Loading characteristics and chemical stability of headgroup-functionalized poly(ethylene glycol)-lipid ligand tethers on polypropylene capillary-channeled polymer fibers

Polypropylene capillary-channeled polymer fibers have been modified by adsorption of headgroup-functionalized poly(ethylene glycol)-lipids to generate a species-specific stationary phase. In order to study ligand binding characteristics, a fluorescein-labeled poly(ethylene glycol)-lipid was used as a model system. Breakthrough curves and frontal analysis were employed to characterize the surface loading characteristics across a range of lipid concentrations and mobile phase flow rates. Efficient mass transfer and fluid transport yield a linear adsorption isotherm up to the maximum loading concentration of 3 mg/mL, at a linear velocity of 57.1 mm/s.

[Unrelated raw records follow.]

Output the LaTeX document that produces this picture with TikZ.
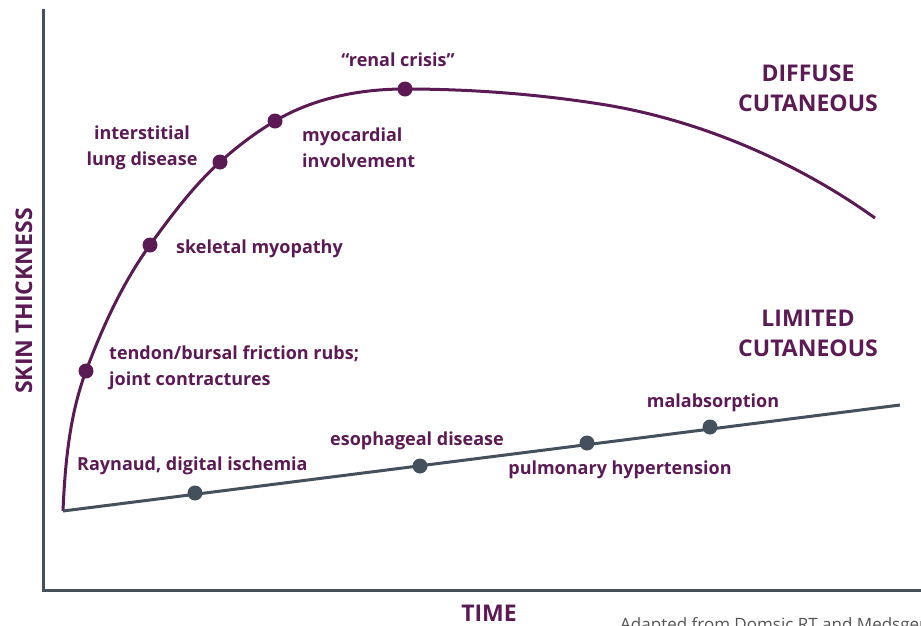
\documentclass[tikz,border=0pt]{standalone}
\usepackage{fontspec}
\setmainfont{Open Sans}
\begin{document}
\definecolor{plum}{HTML}{5C1A55}
\definecolor{slate}{HTML}{44505C}
\definecolor{notegray}{HTML}{555555}
\begin{tikzpicture}[x=1pt,y=-1pt,
  axisline/.style={slate,line width=3pt},
  trend/.style={line width=3pt},
  dot/.style={circle,fill=#1,minimum size=15pt,inner sep=0pt},
  lbl/.style={text=plum,font=\fontsize{18}{26}\selectfont\bfseries,inner sep=0pt,align=left},
  head/.style={text=plum,font=\fontsize{23}{30}\selectfont\bfseries,inner sep=0pt,align=center}]
\useasboundingbox (0,0) rectangle (921,625);
% axes
\draw[axisline] (43,9) -- (43,590) -- (921,590);
\node[head,rotate=90] (yax) at (24,301) {SKIN THICKNESS};
\node[head] (xax) at (489,613) {TIME};
% course points
\coordinate (p0) at (63,511);
\coordinate (p1) at (86,371);
\coordinate (p2) at (150,245);
\coordinate (p3) at (220,162);
\coordinate (p4) at (275,121);
\coordinate (p5) at (405,89);
\coordinate (p6) at (600,104);
\coordinate (p7) at (875,218);
\coordinate (le) at (900,405);
% diffuse cutaneous course
\draw[plum,trend] (p0)
  .. controls (65,464) and (69.5,415) .. (p1)
  .. controls (102.5,327) and (122.5,283) .. (p2)
  .. controls (171,216) and (193.4,186) .. (p3)
  .. controls (237,146.6) and (255.3,132.8) .. (p4)
  .. controls (313.6,98) and (360,89) .. (p5)
  .. controls (470,89) and (536,94) .. (p6)
  .. controls (697,119) and (795.5,161) .. (p7);
% limited cutaneous course
\draw[slate,trend] (p0) -- (le);
% events along the diffuse course
\node[dot=plum] (d1) at (p1) {};
\node[dot=plum] (d2) at (p2) {};
\node[dot=plum] (d3) at (p3) {};
\node[dot=plum] (d4) at (p4) {};
\node[dot=plum] (d5) at (p5) {};
% events along the limited course
\node[dot=slate] (l1) at (195,493) {};
\node[dot=slate] (l2) at (420,466) {};
\node[dot=slate] (l3) at (587,443) {};
\node[dot=slate] (l4) at (710,427) {};
% labels
\node[lbl,anchor=west] (t1) at (109,368) {tendon/bursal friction rubs;\\joint contractures};
\node[lbl,anchor=west] (t2) at (176,249) {skeletal myopathy};
\node[lbl,align=center] (t3) at (142,148) {interstitial\\lung disease};
\node[lbl,anchor=west] (t4) at (302,148) {myocardial\\involvement};
\node[lbl] (t5) at (398,60) {“renal crisis”};
\node[lbl,anchor=west] (t6) at (77,466) {Raynaud, digital ischemia};
\node[lbl] (t7) at (417,441) {esophageal disease};
\node[lbl] (t8) at (620,470) {pulmonary hypertension};
\node[lbl] (t9) at (713,403) {malabsorption};
\node[head] (h1) at (808,88) {DIFFUSE\\CUTANEOUS};
\node[head] (h2) at (808,333) {LIMITED\\CUTANEOUS};
% source note
\node[anchor=base west,inner sep=0pt,text=notegray,font=\fontsize{17}{20}\selectfont] (src) at (620,630) {Adapted from Domsic RT and Medsger TA};
\end{tikzpicture}
\end{document}
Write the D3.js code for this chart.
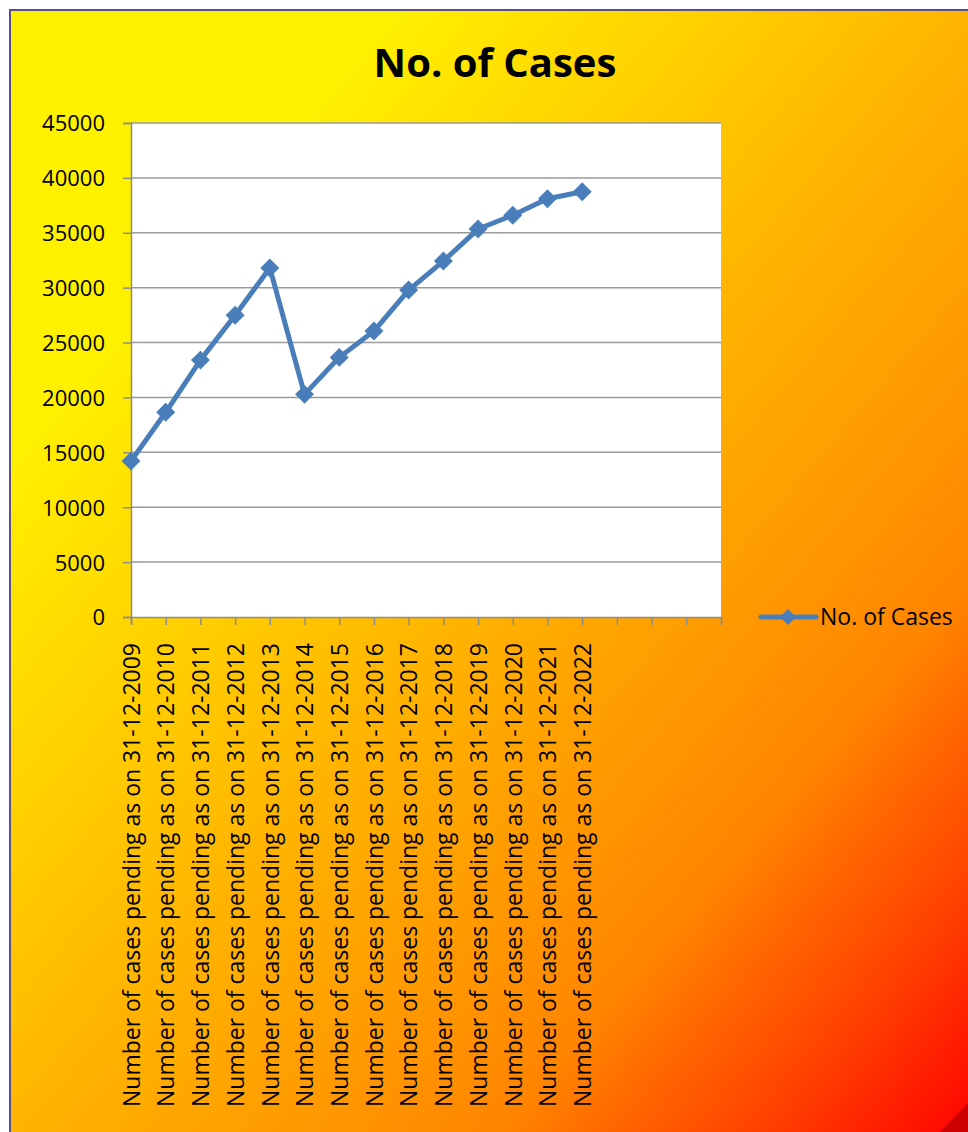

Under these conditions, the dynamic binding capacity was found to be 1.52 mg/g of fiber support. Variation of the linear velocity from 8.6 to 57.1 mm/s showed only small changes in breakthrough volume. The maximum capacity of 1.8 mg/g is found under conditions of a load velocity of 34.2 mm/s and a concentration of 3 mg/mL lipid. Exposure of the lipid modified fibers to several challenge solvents reveals a chemically robust system, with only 50% acetonitrile and hexanes able to disrupt the lipid adsorption. The straightforward capillary-channeled polymer fiber surface modification with headgroup-functionalized lipids provides both a diverse yet practically robust ligand tethering system.